Data provided:
________________________________________

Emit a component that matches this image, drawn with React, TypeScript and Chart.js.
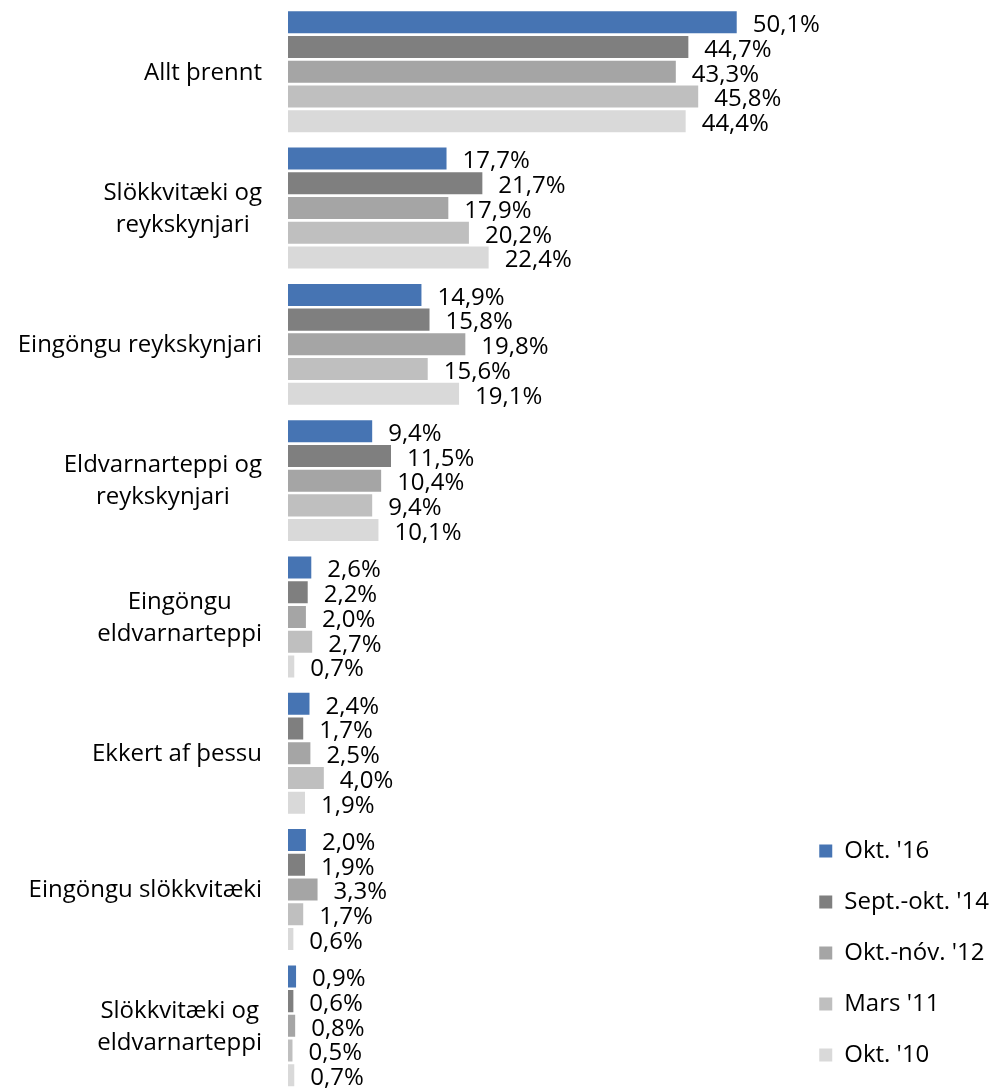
import React, { useEffect, useRef } from 'react';
import { Chart, registerables } from 'chart.js';

Chart.register(...registerables);

// Category labels (each entry is the list of wrapped lines)
const categories: string[][] = [
  ['Allt þrennt'],
  ['Slökkvitæki og', 'reykskynjari'],
  ['Eingöngu reykskynjari'],
  ['Eldvarnarteppi og', 'reykskynjari'],
  ['Eingöngu', 'eldvarnarteppi'],
  ['Ekkert af þessu'],
  ['Eingöngu slökkvitæki'],
  ['Slökkvitæki og', 'eldvarnarteppi'],
];

const seriesNames = ["Okt. '16", "Sept.-okt. '14", "Okt.-nóv. '12", "Mars '11", "Okt. '10"];

const okt16 = [50.1, 17.7, 14.9, 9.4, 2.6, 2.4, 2.0, 0.9];
const sept14 = [44.7, 21.7, 15.8, 11.5, 2.2, 1.7, 1.9, 0.6];
const okt12 = [43.3, 17.9, 19.8, 10.4, 2.0, 2.5, 3.3, 0.8];
const mars11 = [45.8, 20.2, 15.6, 9.4, 2.7, 4.0, 1.7, 0.5];
const okt10 = [44.4, 22.4, 19.1, 10.1, 0.7, 1.9, 0.6, 0.7];

const seriesValues = [okt16, sept14, okt12, mars11, okt10];
const seriesColors = ['#4674B3', '#7F7F7F', '#A5A5A5', '#BFBFBF', '#D9D9D9'];

const FONT_FAMILY = '"Open Sans", sans-serif';
const FONT_SIZE = 24;

const fmt = (v: number) => v.toFixed(1).replace('.', ',') + '%';

export default function App() {
  const ref = useRef<HTMLCanvasElement>(null);

  useEffect(() => {
    if (!ref.current) return;

    const valueLabels = {
      id: 'valueLabels',
      afterDatasetsDraw(chart: any) {
        const ctx = chart.ctx;
        ctx.save();
        ctx.font = `${FONT_SIZE}px ${FONT_FAMILY}`;
        ctx.fillStyle = '#000';
        ctx.textAlign = 'left';
        ctx.textBaseline = 'middle';
        chart.data.datasets.forEach((ds: any, di: number) => {
          const meta = chart.getDatasetMeta(di);
          meta.data.forEach((bar: any, i: number) => {
            ctx.fillText(fmt(ds.data[i]), bar.x + 16, bar.y + 3);
          });
        });
        ctx.restore();
      },
    };

    const categoryLabels = {
      id: 'categoryLabels',
      afterDraw(chart: any) {
        const yScale = chart.scales.y;
        const ctx = chart.ctx;
        const right = chart.chartArea.left - 26;
        ctx.save();
        ctx.font = `${FONT_SIZE}px ${FONT_FAMILY}`;
        ctx.fillStyle = '#000';
        ctx.textAlign = 'center';
        ctx.textBaseline = 'middle';
        categories.forEach((lines, i) => {
          const cy = yScale.getPixelForValue(i);
          const w = Math.max(...lines.map((l) => ctx.measureText(l).width));
          const cx = right - w / 2;
          lines.forEach((l, k) => {
            ctx.fillText(l, cx, cy + (k - (lines.length - 1) / 2) * 32 + 1);
          });
        });
        ctx.restore();
      },
    };

    const chart = new Chart(ref.current, {
      type: 'bar',
      data: {
        labels: categories.map((l) => l.join(' ')),
        datasets: seriesNames.map((name, i) => ({
          label: name,
          data: seriesValues[i],
          backgroundColor: seriesColors[i],
          borderWidth: 0,
          categoryPercentage: 0.907,
          barPercentage: 0.89,
        })),
      },
      options: {
        indexAxis: 'y',
        animation: false,
        responsive: false,
        layout: { padding: { left: 288, top: 3.6, bottom: 0, right: 0 } },
        scales: {
          x: { display: false, min: 0, max: 56.3 },
          y: { display: false },
        },
        plugins: {
          legend: {
            position: 'right',
            align: 'end',
            labels: {
              boxWidth: 13,
              boxHeight: 13,
              padding: 27,
              color: '#000',
              font: { family: FONT_FAMILY, size: FONT_SIZE },
            },
          },
          tooltip: { enabled: false },
        },
      },
      plugins: [valueLabels, categoryLabels],
    } as any);

    return () => chart.destroy();
  }, []);

  return (
    <canvas
      ref={ref}
      width={999}
      height={1094}
      style={{ position: 'fixed', left: 0, top: 0, width: 999, height: 1094 }}
    />
  );
}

________________________________________

Direction: Repeat, with no pictures, each line from the beginning of the data through the line containing "const okt10 = [44.4, 22.4, 19.1, 10.1, 0.7, 1.9, 0.6, 0.7];", inclusive.

Full answer:
Emit a component that matches this image, drawn with React, TypeScript and Chart.js.
import React, { useEffect, useRef } from 'react';
import { Chart, registerables } from 'chart.js';

Chart.register(...registerables);

// Category labels (each entry is the list of wrapped lines)
const categories: string[][] = [
  ['Allt þrennt'],
  ['Slökkvitæki og', 'reykskynjari'],
  ['Eingöngu reykskynjari'],
  ['Eldvarnarteppi og', 'reykskynjari'],
  ['Eingöngu', 'eldvarnarteppi'],
  ['Ekkert af þessu'],
  ['Eingöngu slökkvitæki'],
  ['Slökkvitæki og', 'eldvarnarteppi'],
];

const seriesNames = ["Okt. '16", "Sept.-okt. '14", "Okt.-nóv. '12", "Mars '11", "Okt. '10"];

const okt16 = [50.1, 17.7, 14.9, 9.4, 2.6, 2.4, 2.0, 0.9];
const sept14 = [44.7, 21.7, 15.8, 11.5, 2.2, 1.7, 1.9, 0.6];
const okt12 = [43.3, 17.9, 19.8, 10.4, 2.0, 2.5, 3.3, 0.8];
const mars11 = [45.8, 20.2, 15.6, 9.4, 2.7, 4.0, 1.7, 0.5];
const okt10 = [44.4, 22.4, 19.1, 10.1, 0.7, 1.9, 0.6, 0.7];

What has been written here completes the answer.